Red Team: Automated Adversarial Testing
Before your customers — or bad actors — find the cracks in your bot, you should find them yourself. Red Team automatically attacks your bot with adversarial inputs and shows you exactly what got through.
The problem this solves
Every public-facing bot is a target. People try to jailbreak it, inject hidden instructions, pull it off-topic, or coax it into saying something it shouldn't. You can write guardrails, but how do you know they hold? Manually trying to break your own bot is tedious, inconsistent, and easy to skip — right up until an incident forces the issue.
How it works
- Automated attack runs. Red Team probes your bot with jailbreak attempts, prompt-injection payloads, sensitive-topic prompts, and other adversarial inputs — executed for you, at scale.

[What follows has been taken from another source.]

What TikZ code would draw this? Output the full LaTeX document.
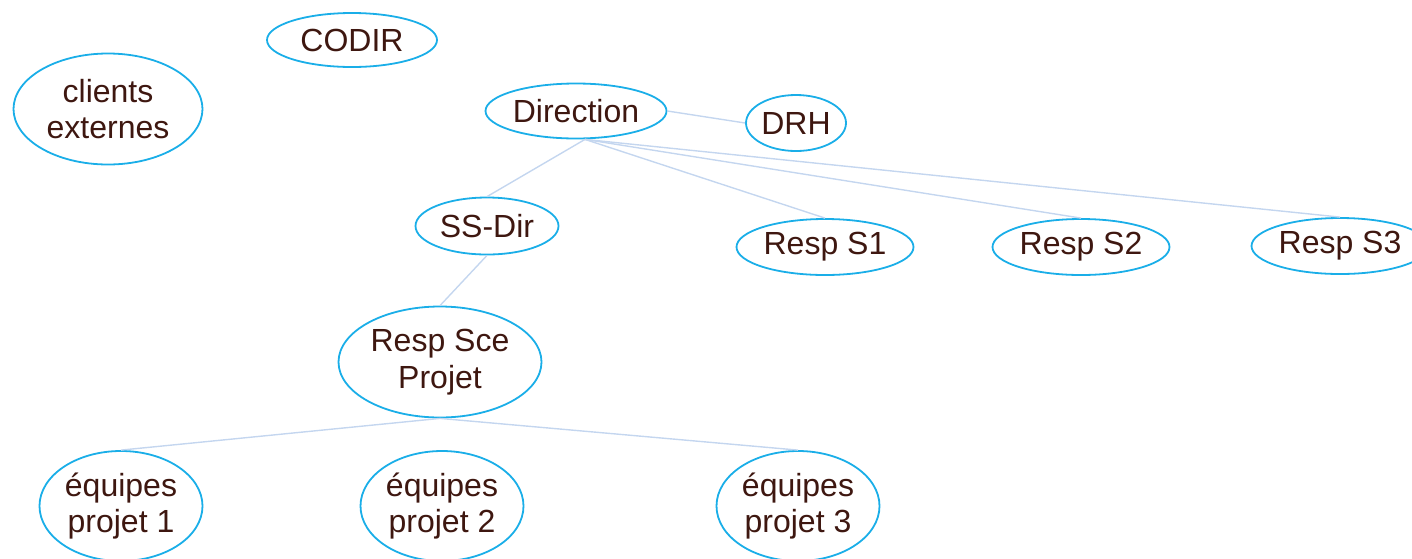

- Reliable end-to-end execution. Runs execute on the engine and complete cleanly, with clear status the whole way through.
- Clear pass/fail verdicts. For every probe you see whether the bot held the line or slipped, so you know precisely where to tighten your guardrails.
- Self-cleaning. Interrupted runs are reconciled automatically instead of hanging.
What this means for you
You get a repeatable safety check you can run before every launch and after every prompt change. Instead of hoping your guardrails work, you have evidence — and a punch list of exactly which attacks need attention. That's the difference between "we think it's safe" and "we tested it."
Getting started
- Open Red Team.
- Launch a run against the bot you want to harden.
- Review which probes got through, and reinforce your guardrails where they did.
Find the weaknesses on your terms — not in production.